From the moment we sat down, the meal was unusual. It started with dense gray bread made with “green” grain milled only days earlier, and chilled to keep its fresh cracked flavor, then baked that morning. The butter, churned in house, was soft and fresh, occasionally showing little flecks of sea salt when spread on the bread.

Next to arrive was a plate of house-pickled vegetables, some slightly sweet, others tart, but all delicate and none mouth-puckering. Normally, there’s not a lot to say about pickled vegetables, but the variety of flavors and the delicacy was a surprise. It included a spoonful of miniature mushrooms and crunchy sweet slices of bread and butter pickles.

Appetizers included a delightful fried banana in molé, Mexican queso (farmer’s cheese), jalapeno, and peanut sauce. We tried all four main courses offered, each excellent and highly recommended: a fried pork belly with an onion mousse, pickled slaw, and Ong Bak (a soy-based sauce with chili paste and white wine vinegar).

Left: Lemon huckleberry: Lemon curd, huckleberry jam, candied pecans, and meringue. Right: Bartender Paul Fradeneck.

The other main courses were a crispy duck confit with a farro risotto, shaved endive, and a huckleberry sweet and sour sauce; a dish of mussels and clams in a spicy coconut milk sauce with fennel and onion; and a grass-fed beef hamburger on challah bread, with pickled mushrooms, Swiss cheese, and greens.

What makes Mabel Gray interesting and worthwhile is Rigato’s skilled use and combination of flavors.
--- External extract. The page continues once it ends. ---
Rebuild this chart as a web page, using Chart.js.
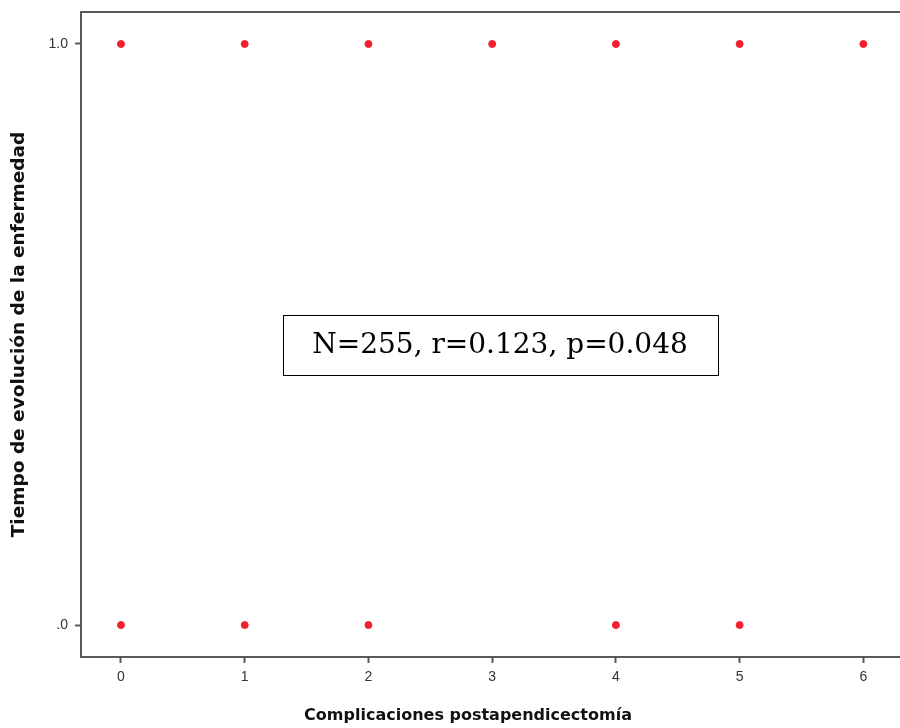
<!DOCTYPE html>
<html>
<head>
<meta charset="utf-8">
<script src="https://cdn.jsdelivr.net/npm/chart.js@4/dist/chart.umd.min.js"></script>
<style>
  html, body { margin: 0; padding: 0; background: #fff; overflow: hidden; }
  #wrap { width: 900px; height: 728px; overflow: hidden; }
</style>
</head>
<body>
<div id="wrap"><canvas id="scatter" width="905" height="728"></canvas></div>
<script>
// values
const complicaciones = [0, 1, 2, 3, 4, 5, 6, 0, 1, 2, 4, 5];
const tiempoEvolucion = [1, 1, 1, 1, 1, 1, 1, 0, 0, 0, 0, 0];
const xTicks = [0, 1, 2, 3, 4, 5, 6];
const yTicks = [0, 1];
const yTickLabels = ['.0', '1.0'];
const statsText = 'N=255, r=0.123, p=0.048';

const axisColor = '#5a5a5a';

// top frame line + stats box + x title
const extras = {
  id: 'extras',
  afterDraw(chart) {
    const ctx = chart.ctx;
    const a = chart.chartArea;
    ctx.save();
    ctx.strokeStyle = axisColor;
    ctx.lineWidth = 2;
    ctx.beginPath();
    ctx.moveTo(a.left - 1, a.top);
    ctx.lineTo(a.right + 10, a.top);
    ctx.stroke();

    // stats box
    const bw = 435, bh = 60;
    const cx = 500, cy = 345;
    ctx.fillStyle = '#fff';
    ctx.fillRect(cx - bw / 2, cy - bh / 2, bw, bh);
    ctx.strokeStyle = '#000';
    ctx.lineWidth = 1;
    ctx.strokeRect(Math.round(cx - bw / 2) + 0.5, Math.round(cy - bh / 2) + 0.5, bw, bh);
    ctx.fillStyle = '#000';
    ctx.font = '28px "DejaVu Serif"';
    ctx.textAlign = 'center';
    ctx.textBaseline = 'middle';
    ctx.fillText(statsText, cx, cy + 1);

    // x axis title
    ctx.font = 'bold 16px "DejaVu Sans"';
    ctx.fillStyle = '#111';
    ctx.fillText('Complicaciones postapendicectomía', 468, 716);
    ctx.restore();
  }
};

new Chart(document.getElementById('scatter'), {
  type: 'scatter',
  data: {
    datasets: [{
      data: complicaciones.map((x, i) => ({ x: x, y: tiempoEvolucion[i] })),
      backgroundColor: '#f2202e',
      borderColor: '#f2202e',
      pointRadius: 3.5,
      pointHoverRadius: 3.5
    }]
  },
  options: {
    responsive: false,
    animation: false,
    layout: { padding: { left: 0, right: 0, top: 12, bottom: 0 } },
    plugins: {
      legend: { display: false },
      tooltip: { enabled: false }
    },
    scales: {
      x: {
        type: 'linear',
        min: -0.323,
        max: 6.3,
        afterBuildTicks: s => { s.ticks = xTicks.map(v => ({ value: v })); },
        afterFit: s => { s.height = 71; s.paddingLeft = 0; s.paddingRight = 0; },
        ticks: {
          color: '#333',
          font: { family: 'Liberation Sans', size: 14 },
          padding: 6
        },
        grid: {
          display: true,
          drawOnChartArea: false,
          drawTicks: true,
          tickLength: 6,
          tickWidth: 2,
          color: axisColor
        },
        border: { display: true, color: axisColor, width: 2 }
      },
      y: {
        type: 'linear',
        min: -0.055,
        max: 1.055,
        afterBuildTicks: s => { s.ticks = yTicks.map(v => ({ value: v })); },
        afterFit: s => { s.width = 81; s.paddingTop = 0; s.paddingBottom = 0; },
        ticks: {
          color: '#333',
          font: { family: 'Liberation Sans', size: 14 },
          padding: 7,
          callback: v => yTickLabels[yTicks.indexOf(v)]
        },
        grid: {
          display: true,
          drawOnChartArea: false,
          drawTicks: true,
          tickLength: 6,
          tickWidth: 2,
          color: axisColor
        },
        border: { display: true, color: axisColor, width: 2 },
        title: {
          display: true,
          text: 'Tiempo de evolución de la enfermedad',
          color: '#111',
          font: { family: 'DejaVu Sans', size: 18.5, weight: 'bold' },
          padding: { top: 8, bottom: 0 }
        }
      }
    }
  },
  plugins: [extras]
});
</script>
</body>
</html>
So often at other restaurants, dishes that look like they should be fun fall short.

Masterful cooking is an orchestration in which the use of flavors are treated very much the way a conductor uses instruments — asking a string section for more gravitas or emphasis while restraining the wind instruments.

Rigato clearly likes his role and produces some masterful dishes on this tiny menu, which did not have one item that missed a beat.


23825 John R Rd., Hazel Park, 248-398-4300. D Tue.-Sat.